With its business struggling, the company announced last week that it was going through yet another restructuring and was considering the sale of its toy business.

"The toy supermarket doesn't work anymore, not with the discounters in the picture," said toy business consultant Chris Byrne. "Anyone who bought it would be a fool to maintain that business model."

And chances are there won't be too many buyers lining up to take over Toys "R" Us as it stands.

There could be some demand for a scaled-down, leaner version of the company with its worst-performing stores stripped out. Toys "R" Us operates 683 stores in the United States and 579 abroad.

Possibly best suited to take over would be private investors who aren't so focused on growing profits but like the operations for its cash-generating value. Then they can use that money to support other areas of their businesses, and don't have to answer to investors angry over slumping profits and market share.

The retailer's best option, though, may be putting up its parts for sale. That's where the real-estate holdings could pay off, with analysts estimating that they could fetch far more than the $2.3 billion that they have been valued at.

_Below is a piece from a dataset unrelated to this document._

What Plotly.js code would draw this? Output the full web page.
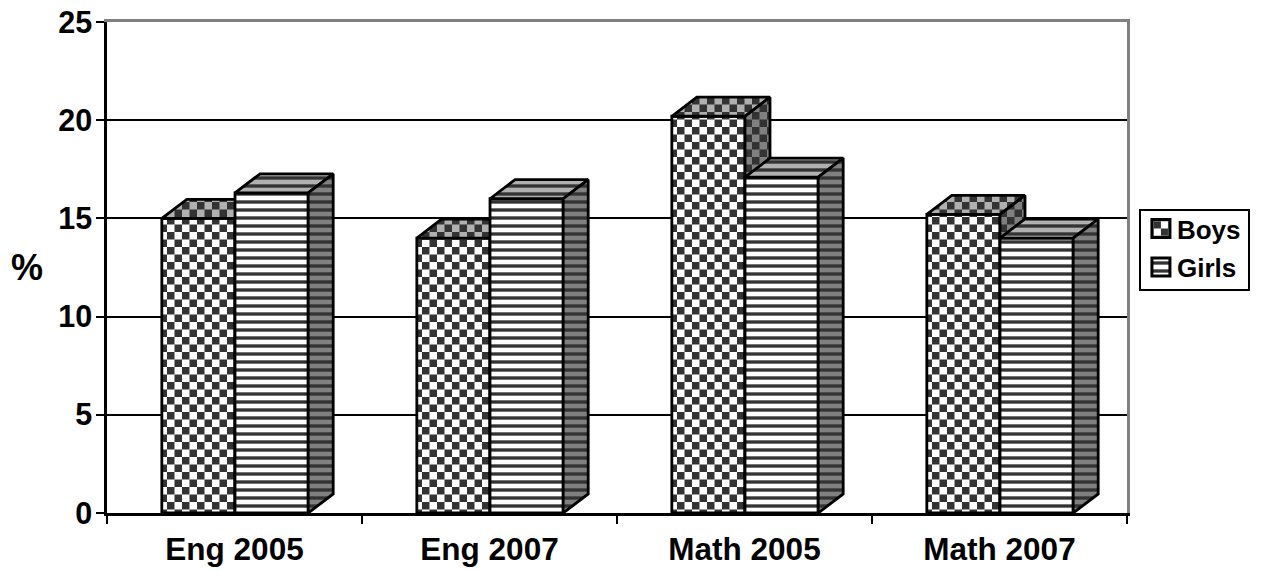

Toys "R" Us has stores in cities around the country, many of which are in popular shopping locations. And its big-box format could be attractive to other retailers.

This wouldn't be such a far-fetched idea for Toys "R" Us. Demand was strong when the company sold off its Kids "R" Us properties earlier this year. More than 100 of the 146 stores were sold to Office Depot for around $180 million.

And it's a strategy that other retailers have used with great success. For instance, Kmart Holding Corp.'s sale of as many as 73 stores for close to $1 billion to the likes of Home Depot Inc. and Sears, Roebuck and Co. has been cheered by investors. Kmart's stock has more than quadrupled in value from the time the retailer emerged from bankruptcy court protection in May 2003 to today.